Set at the end of 1989 in Chile in a Commune style smaller community of families. As seen through the eyes of three youths Clara (Magdalena Tótoro), Lucas (Antar Machado), and Sofia (Demian Hernández) as they encounter love found, love loss, and the complications, anxieties, and triumphs those seemingly simple emotions lead to. Told from each of their perspective, the film gives us a milieu more than it does a straight ahead story.
Much like memory of a languid summer day fading in and out of clarity the film though loosely told plots are more about the emotions they invoke in the characters but in you. There are solitary moments for each as they contemplate their lives. Castillo finds that perfect balance of emotions and found moments of verisimilitude that inform on the aching emotions of first heartbreak. She captures those moments of letting go or watching someone as they find someone else. In a way that feels organic and feels as though you are watching a time capsule.
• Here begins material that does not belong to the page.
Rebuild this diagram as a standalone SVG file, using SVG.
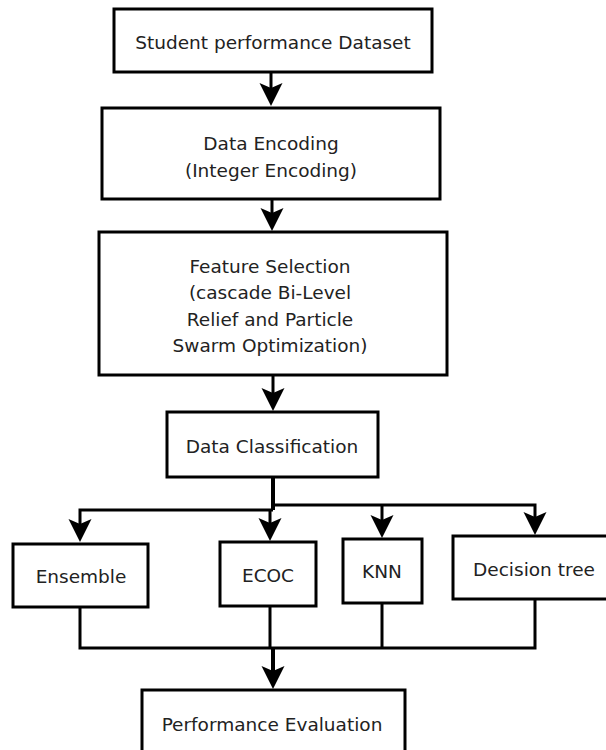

Few movies have the audacity to allow for the simple power of watching characters interact and find the narrative beauty in that. Dominga Sotomayor Castillo’s Too Late to Die Young (Tarde Para Morir Joven) is that rare film that honestly tackles the emotions of youth by not plot contrivances but through small captured moments. Moments like a young woman listening to Mazzy Star’s Fade into You. Castillo does not over play or over sells the moment. The director and her camera just allows it to unfold, allows Clara to be in her room by herself. A hidden moment that is more honest than any plot device or contrivance could muster.
Too Late to Die Young (Tarde Para Morir Joven) from its opening moments to its final frames shrouded in smoke after the wreckage of a forest fire is perfectly rendered piece of youthful melancholia. Castillo has created a film filled with honesty and the right balance of nostalgia for a bygone era and a bygone youth that may or may not have ever existed.